4. S. Matthew Stearmer

Several years ago I learned that one of the Hebrew words for Wisdom was sometimes used to describe the divine feminine and creative power. I decided that I would go through the Old Testament and read every passage that used the word Wisdom, in the hopes of learning something about Heavenly Mother. One morning I was reading in Job 28 and got to verse 12: " But where shall wisdom be found? and where is the place of understanding?" Yes, exactly, where can She be found I wondered. I was about to go to the next Wisdom verse when I had the thought to read the next chapter in Job (29). 

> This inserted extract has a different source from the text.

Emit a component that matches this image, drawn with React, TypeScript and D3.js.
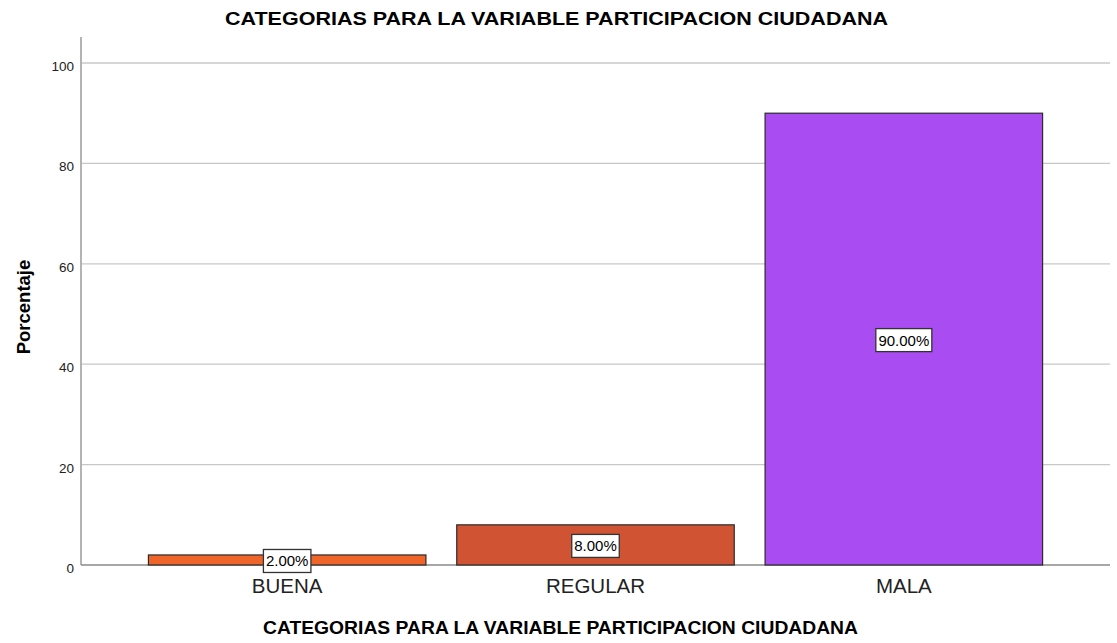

Here Job recounts how well respected he was in the community; wherever he walked people cleared the way, young men got out of his way, aged men stood in his presence, even princes and nobles refrained from talking in his presence. It was an impressive list of deference, but what struck me was the "because". Why did all of these individual feel this way towards Job?

12 Because I delivered the poor that cried, and the fatherless, and him that had none to help him.

13 The blessing of him that was ready to perish came upon me: and I caused the widow’s heart to sing for joy.

14 I put on righteousness, and it clothed me: my judgment was as a robe and a diadem.

15 I was eyes to the blind, and feet was I to the lame.

16 I was a father to the poor: and the cause which I knew not I searched out.

17 And I brake the jaws of the wicked, and plucked the spoil out of his teeth.

At that moment an overwhelming spiritual feeling washed over me. I could feel the presence of my Heavenly Mother telling me that She was well pleased with Job. I felt Her ask me to be this kind of man and that if I did I would come to know Her. In the years since this experience I have never felt closer to Her then when I've tried to become more united and concerned with those around me - especially those who are in need. There is a power here, to seek out, to care for, and relieve the suffering. As I've thought about it, this is a power that resides in the Relief Society. It is the power of Her care that operates there. While we do not commonly speak of it in this way, I imagine that it is through this power that I do any good in this world.